▶ _GOAL_
Skip all pictures, then copy the lines from the start of the data through the line with "const titlePrefix = 'Wykonanie ';", keeping both ends.

▶ _SOURCE DATA_
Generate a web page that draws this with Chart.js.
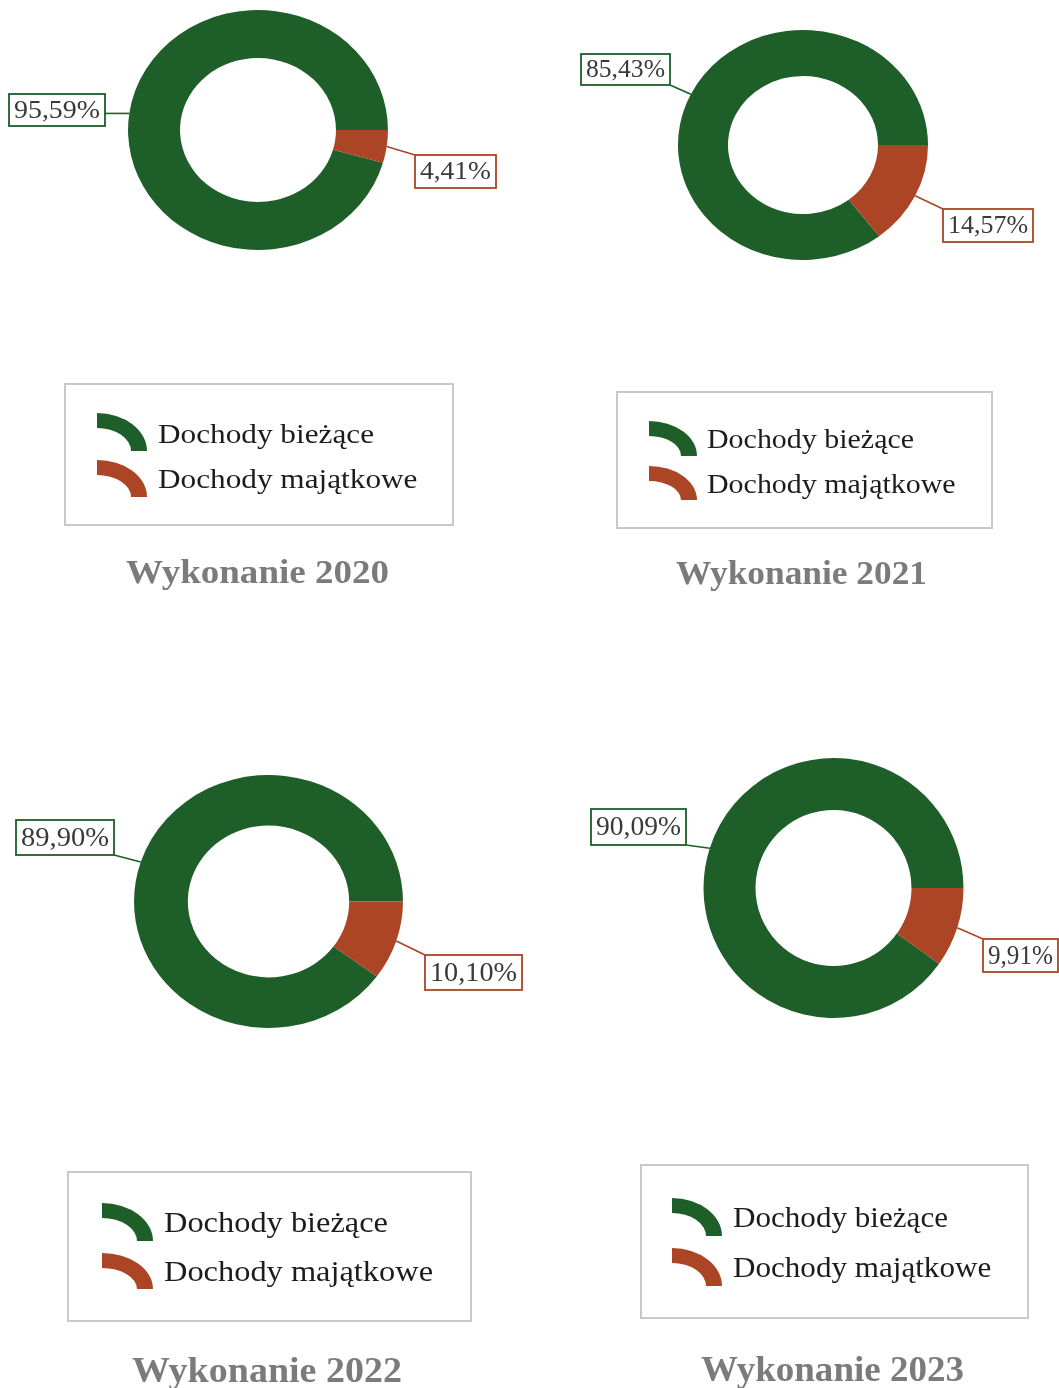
<!DOCTYPE html>
<html>
<head>
<meta charset="utf-8">
<script src="https://cdn.jsdelivr.net/npm/chart.js@4/dist/chart.umd.min.js"></script>
<style>
  html, body { margin: 0; padding: 0; background: #ffffff; overflow: hidden; }
  body { width: 1059px; height: 1388px; position: relative; }
  canvas { position: absolute; display: block; }
</style>
</head>
<body>
<canvas id="c0"></canvas>
<canvas id="c1"></canvas>
<canvas id="c2"></canvas>
<canvas id="c3"></canvas>
<script>
// ---- data ----
const years = ['2020', '2021', '2022', '2023'];
const categories = ['Dochody bieżące', 'Dochody majątkowe'];
const dochodyBiezace = [95.59, 85.43, 89.90, 90.09];
const dochodyMajatkowe = [4.41, 14.57, 10.10, 9.91];
const titlePrefix = 'Wykonanie ';

// ---- styles ----
const GREEN = '#1d5e29';
const RED = '#ab4526';
const colors = [GREEN, RED];

// ---- layout per panel (page pixel coordinates) ----
const panels = [
  { canvas: [0, 0, 530, 694], center: [258, 130], rv: 120, ex: 1.083,
    boxes: [[9, 94, 96, 32], [415, 155, 81, 33]], labelFont: 26,
    legend: [65, 384, 388, 141], iconX: [97, 147], icons: [[413, 451], [460, 497]],
    textX: 158, baselines: [443, 488], textW: 216, legendFont: 28,
    titleCx: 257.5, titleBase: 583, titleW: 263, titleFont: 34 },
  { canvas: [530, 0, 529, 694], center: [803, 145], rv: 115, ex: 1.087,
    boxes: [[581, 54, 89, 31], [943, 209, 90, 33]], labelFont: 26,
    legend: [617, 392, 375, 136], iconX: [649, 697], icons: [[421, 456], [466, 500]],
    textX: 707, baselines: [448, 493], textW: 207, legendFont: 27,
    titleCx: 801.5, titleBase: 584, titleW: 251, titleFont: 33 },
  { canvas: [0, 694, 530, 694], center: [268.5, 901.5], rv: 126.5, ex: 1.063,
    boxes: [[16, 820, 98, 35], [425, 955, 97, 35]], labelFont: 28,
    legend: [68, 1172, 403, 149], iconX: [102, 153], icons: [[1203, 1241], [1253, 1289]],
    textX: 164, baselines: [1232, 1281], textW: 224, legendFont: 29,
    titleCx: 267, titleBase: 1382, titleW: 270, titleFont: 35 },
  { canvas: [530, 694, 529, 694], center: [833.5, 888], rv: 130, ex: 1.0,
    boxes: [[591, 809, 95, 36], [983, 939, 75, 33]], labelFont: 28,
    legend: [641, 1165, 387, 153], iconX: [672, 722], icons: [[1198, 1236], [1248, 1286]],
    textX: 733, baselines: [1227, 1277], textW: 215, legendFont: 29,
    titleCx: 832.5, titleBase: 1381, titleW: 263, titleFont: 35 }
];

function fmtPct(v) { return v.toFixed(2).replace('.', ',') + '%'; }

function fitText(ctx, text, x, y, targetW, align) {
  const w = ctx.measureText(text).width;
  const s = targetW / w;
  ctx.save();
  ctx.translate(x, y);
  ctx.scale(s, 1);
  ctx.textAlign = 'left';
  ctx.fillText(text, align === 'center' ? -w / 2 : 0, 0);
  ctx.restore();
}

function makePlugin(p) {
  const ox = p.canvas[0], oy = p.canvas[1];
  return {
    id: 'panelDecor',
    beforeDatasetsDraw(chart) {
      const arc = chart.getDatasetMeta(0).data[0];
      const ctx = chart.ctx;
      ctx.save();
      ctx.translate(arc.x, arc.y);
      ctx.scale(p.ex, 1);
      ctx.translate(-arc.x, -arc.y);
    },
    afterDatasetsDraw(chart) {
      chart.ctx.restore();
    },
    afterDraw(chart) {
      const ctx = chart.ctx;
      const meta = chart.getDatasetMeta(0);
      const ds = chart.data.datasets[0];
      // data labels with leader lines
      meta.data.forEach((arc, i) => {
        const a = (arc.startAngle + arc.endAngle) / 2;
        const ax = arc.x + arc.outerRadius * Math.cos(a) * p.ex;
        const ay = arc.y + arc.outerRadius * Math.sin(a);
        const b = p.boxes[i];
        const bx = b[0] - ox, by = b[1] - oy, bw = b[2], bh = b[3];
        const px = Math.min(Math.max(ax, bx), bx + bw);
        const py = Math.min(Math.max(ay, by), by + bh);
        ctx.save();
        ctx.strokeStyle = colors[i];
        ctx.lineWidth = 1.6;
        ctx.beginPath();
        ctx.moveTo(ax, ay);
        ctx.lineTo(px, py);
        ctx.stroke();
        ctx.fillStyle = '#ffffff';
        ctx.fillRect(bx, by, bw, bh);
        ctx.lineWidth = 1.8;
        ctx.strokeRect(bx, by, bw, bh);
        ctx.fillStyle = '#3a3a3a';
        ctx.font = p.labelFont + 'px "Liberation Serif", "Times New Roman", serif';
        ctx.textBaseline = 'middle';
        fitText(ctx, fmtPct(ds.data[i]), bx + bw / 2, by + bh / 2 + 1, bw - 10, 'center');
        ctx.restore();
      });
      // legend box
      const L = p.legend;
      ctx.save();
      ctx.strokeStyle = '#c9c9c9';
      ctx.lineWidth = 2;
      ctx.strokeRect(L[0] - ox, L[1] - oy, L[2], L[3]);
      chart.data.labels.forEach((lab, i) => {
        const x0 = p.iconX[0] - ox, x1 = p.iconX[1] - ox;
        const y0 = p.icons[i][0] - oy, y1 = p.icons[i][1] - oy;
        const rx = x1 - x0, ry = y1 - y0;
        const tx = 16, ty = 15;
        ctx.fillStyle = ds.backgroundColor[i];
        ctx.beginPath();
        ctx.ellipse(x0, y1, rx, ry, 0, -Math.PI / 2, 0, false);
        ctx.ellipse(x0, y1, rx - tx, ry - ty, 0, 0, -Math.PI / 2, true);
        ctx.closePath();
        ctx.fill();
        ctx.fillStyle = '#1c1c1c';
        ctx.font = p.legendFont + 'px "Liberation Serif", "Times New Roman", serif';
        ctx.textBaseline = 'alphabetic';
        const w0 = ctx.measureText(chart.data.labels[0]).width;
        const s = p.textW / w0;
        const wi = ctx.measureText(lab).width;
        fitText(ctx, lab, p.textX - ox, p.baselines[i] - oy, wi * s, 'left');
      });
      // title
      ctx.fillStyle = '#7b7b7b';
      ctx.font = 'bold ' + p.titleFont + 'px "Liberation Serif", "Times New Roman", serif';
      ctx.textBaseline = 'alphabetic';
      fitText(ctx, chart.options.plugins.title.text, p.titleCx - ox, p.titleBase - oy, p.titleW, 'center');
      ctx.restore();
    }
  };
}

years.forEach((yr, k) => {
  const p = panels[k];
  const cv = document.getElementById('c' + k);
  cv.width = p.canvas[2];
  cv.height = p.canvas[3];
  cv.style.left = p.canvas[0] + 'px';
  cv.style.top = p.canvas[1] + 'px';
  cv.style.width = p.canvas[2] + 'px';
  cv.style.height = p.canvas[3] + 'px';
  const cx = p.center[0] - p.canvas[0], cy = p.center[1] - p.canvas[1];
  const values = [dochodyBiezace[k], dochodyMajatkowe[k]];
  new Chart(cv, {
    type: 'doughnut',
    data: {
      labels: categories,
      datasets: [{
        data: values,
        backgroundColor: colors,
        borderWidth: 0,
        hoverOffset: 0,
        cutout: '60%',
        radius: p.rv,
        rotation: 90 + dochodyMajatkowe[k] * 3.6
      }]
    },
    options: {
      responsive: false,
      maintainAspectRatio: false,
      animation: false,
      events: [],
      layout: { padding: {
        left: cx - p.rv, right: p.canvas[2] - (cx + p.rv),
        top: cy - p.rv, bottom: p.canvas[3] - (cy + p.rv)
      } },
      plugins: {
        legend: { display: false },
        tooltip: { enabled: false },
        title: { display: false, text: titlePrefix + yr }
      }
    },
    plugins: [makePlugin(p)]
  });
});
</script>
</body>
</html>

▶ _WORKED SOLUTION_
Generate a web page that draws this with Chart.js.
<!DOCTYPE html>
<html>
<head>
<meta charset="utf-8">
<script src="https://cdn.jsdelivr.net/npm/chart.js@4/dist/chart.umd.min.js"></script>
<style>
  html, body { margin: 0; padding: 0; background: #ffffff; overflow: hidden; }
  body { width: 1059px; height: 1388px; position: relative; }
  canvas { position: absolute; display: block; }
</style>
</head>
<body>
<canvas id="c0"></canvas>
<canvas id="c1"></canvas>
<canvas id="c2"></canvas>
<canvas id="c3"></canvas>
<script>
// ---- data ----
const years = ['2020', '2021', '2022', '2023'];
const categories = ['Dochody bieżące', 'Dochody majątkowe'];
const dochodyBiezace = [95.59, 85.43, 89.90, 90.09];
const dochodyMajatkowe = [4.41, 14.57, 10.10, 9.91];
const titlePrefix = 'Wykonanie ';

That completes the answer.